E.D. Va. R. Crim. Pro. 57.
2 Later, during the hearings on the contempt citations against petitioner,
the three lawyers denied that they had advised petitioner to go ahead with
the press conference. Pet. App. 4.
3 The "reasonable likelihood" test is not an archaic or aberrant
standard. Not only is it followed by a substantial number of States, it
also is widely used by federal district courts. See Pet. 25. And, contrary
to petitioner's suggestion (Pet. 27, citing U.S. Attorney's Manual (1997)),
it is embodied in Department of Justice regulations as well. See 28 C.F.R.
50.2(b)(2) ("At no time shall personnel of the Department of Justice
furnish any statement or information for the purpose of influencing the
outcome of a defendant's trial, nor shall personnel of the Department furnish
any statement or information, which could reasonably be expected to be disseminated
by means of public communication, if such a statement or information may
reasonably be expected to influence the outcome of a pending or future trial.")
(emphasis added).
4 Petitioner argues (Pet. 26) that the varying standards applied by different
jurisdictions to extrajudicial statements by attorneys create a "dissonance"
that "undoubtedly surfaced in [this] case, in which the prosecution
of [petitioner's] client initially commenced within the Virginia state system,
one of the states that applies the 'clear and present danger' test."
Petitioner's conduct could not be justified by any such "dissonance,"
however. Petitioner acted with full knowledge of the requirements of Local
Rule 57, since the Assistant United States Attorney had sent him a copy
of the rule and followed it up with a letter informing him of its contents
before petitioner held his press conference, issued his press release, and
released the videotape of the witness. See Pet. App. 3-4. In any event,
petitioner's theory of the case would not eliminate disparities in standards.
Under Gentile, federal courts could plainly adopt a "substantial likelihood"
test, even if Virginia adheres to a higher "clear and present danger"
test.
5 Petitioner emphasizes (Pet. 17) the fact that petitioner received a sentence
of sixty days' imprisonment for his comments to the reporter two weeks before
the scheduled trial date. The sentence was imposed not merely for those
comments, in isolation, but also for petitioner's "willful[], deliberate[],
and contumacious[]" violation of Local Rule 57 "after having been
admonished by [the trial court] to act in conformity with Local Rule 57(C)
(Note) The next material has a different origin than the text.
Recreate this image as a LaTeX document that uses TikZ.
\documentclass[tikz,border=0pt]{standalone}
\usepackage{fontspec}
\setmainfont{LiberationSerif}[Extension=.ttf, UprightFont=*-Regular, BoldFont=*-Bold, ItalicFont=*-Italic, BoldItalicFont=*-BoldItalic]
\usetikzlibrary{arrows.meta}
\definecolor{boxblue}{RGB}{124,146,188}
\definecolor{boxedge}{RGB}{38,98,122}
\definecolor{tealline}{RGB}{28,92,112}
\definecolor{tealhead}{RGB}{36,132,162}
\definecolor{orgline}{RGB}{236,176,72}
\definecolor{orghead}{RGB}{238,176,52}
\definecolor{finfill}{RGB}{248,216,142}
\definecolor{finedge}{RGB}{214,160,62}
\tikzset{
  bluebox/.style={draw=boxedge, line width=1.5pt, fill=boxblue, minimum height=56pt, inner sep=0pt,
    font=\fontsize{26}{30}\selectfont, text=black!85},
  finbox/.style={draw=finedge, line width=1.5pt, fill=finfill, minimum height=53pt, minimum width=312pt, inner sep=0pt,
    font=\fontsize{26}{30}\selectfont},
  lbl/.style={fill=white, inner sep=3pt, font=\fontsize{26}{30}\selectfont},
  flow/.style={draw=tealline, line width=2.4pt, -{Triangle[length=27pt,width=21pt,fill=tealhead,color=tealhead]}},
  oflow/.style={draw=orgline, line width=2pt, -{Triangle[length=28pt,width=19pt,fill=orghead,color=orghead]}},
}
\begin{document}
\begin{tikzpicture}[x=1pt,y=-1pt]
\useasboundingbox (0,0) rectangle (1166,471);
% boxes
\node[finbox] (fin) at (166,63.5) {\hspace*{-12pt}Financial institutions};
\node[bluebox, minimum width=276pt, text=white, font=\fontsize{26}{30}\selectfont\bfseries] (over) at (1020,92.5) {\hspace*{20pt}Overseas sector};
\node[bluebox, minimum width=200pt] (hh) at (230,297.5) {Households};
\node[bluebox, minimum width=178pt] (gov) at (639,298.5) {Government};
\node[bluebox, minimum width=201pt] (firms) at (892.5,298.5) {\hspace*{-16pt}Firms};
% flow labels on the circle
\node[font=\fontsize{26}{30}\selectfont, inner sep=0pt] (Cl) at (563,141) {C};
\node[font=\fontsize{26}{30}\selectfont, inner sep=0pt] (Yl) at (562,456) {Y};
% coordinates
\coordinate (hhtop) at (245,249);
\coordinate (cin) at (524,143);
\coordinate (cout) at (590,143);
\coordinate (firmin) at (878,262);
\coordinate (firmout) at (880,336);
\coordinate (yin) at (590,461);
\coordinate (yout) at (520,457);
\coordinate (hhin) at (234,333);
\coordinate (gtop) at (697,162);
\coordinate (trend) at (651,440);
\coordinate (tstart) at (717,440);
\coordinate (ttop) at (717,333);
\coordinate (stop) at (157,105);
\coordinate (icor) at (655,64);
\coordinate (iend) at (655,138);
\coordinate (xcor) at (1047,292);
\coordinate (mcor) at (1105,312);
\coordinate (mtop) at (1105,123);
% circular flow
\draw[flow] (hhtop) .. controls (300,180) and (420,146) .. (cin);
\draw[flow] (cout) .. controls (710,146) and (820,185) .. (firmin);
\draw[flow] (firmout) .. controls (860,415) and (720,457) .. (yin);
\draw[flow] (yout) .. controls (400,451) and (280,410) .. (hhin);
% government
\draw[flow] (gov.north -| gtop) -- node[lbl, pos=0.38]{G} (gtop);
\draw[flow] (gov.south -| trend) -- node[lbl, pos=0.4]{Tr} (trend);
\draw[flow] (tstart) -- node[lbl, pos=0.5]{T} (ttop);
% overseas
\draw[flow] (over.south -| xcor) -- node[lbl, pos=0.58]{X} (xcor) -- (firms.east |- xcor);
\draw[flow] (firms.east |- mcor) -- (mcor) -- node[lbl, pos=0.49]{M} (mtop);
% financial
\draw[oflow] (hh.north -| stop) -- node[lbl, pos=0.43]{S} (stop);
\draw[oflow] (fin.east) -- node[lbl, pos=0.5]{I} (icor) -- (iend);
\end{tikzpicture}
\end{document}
and not to try the case in the press." Pet. App. 38.
6 In United States v. Cutler, 58 F.3d 825 (1995), the Second Circuit construed
a local rule similar to Local Rule 57 to require a showing that extrajudicial
statements by an attorney that fall within six specific categories must
also satisfy a "reasonable likelihood of interference" standard.
Id. at 835-836. In reaching that conclusion, the court stated: "We
see no need to adopt an interpretation of [the local rule] that might offend
the Constitution. Accordingly, we conclude that speech falling within the
six categories violates [the local rule] only if it is also reasonably likely
to interfere with a fair trial or the administration of justice." Id.
at 835. Although the court was not addressing a claim that the Constitution
requires a "substantial likelihood"-rather than a "reasonable
likelihood"-minimum, the Court's apparent conclusion that the "reasonable
likelihood" standard would be constitutional is consistent with the
Fourth Circuit's decision in this case.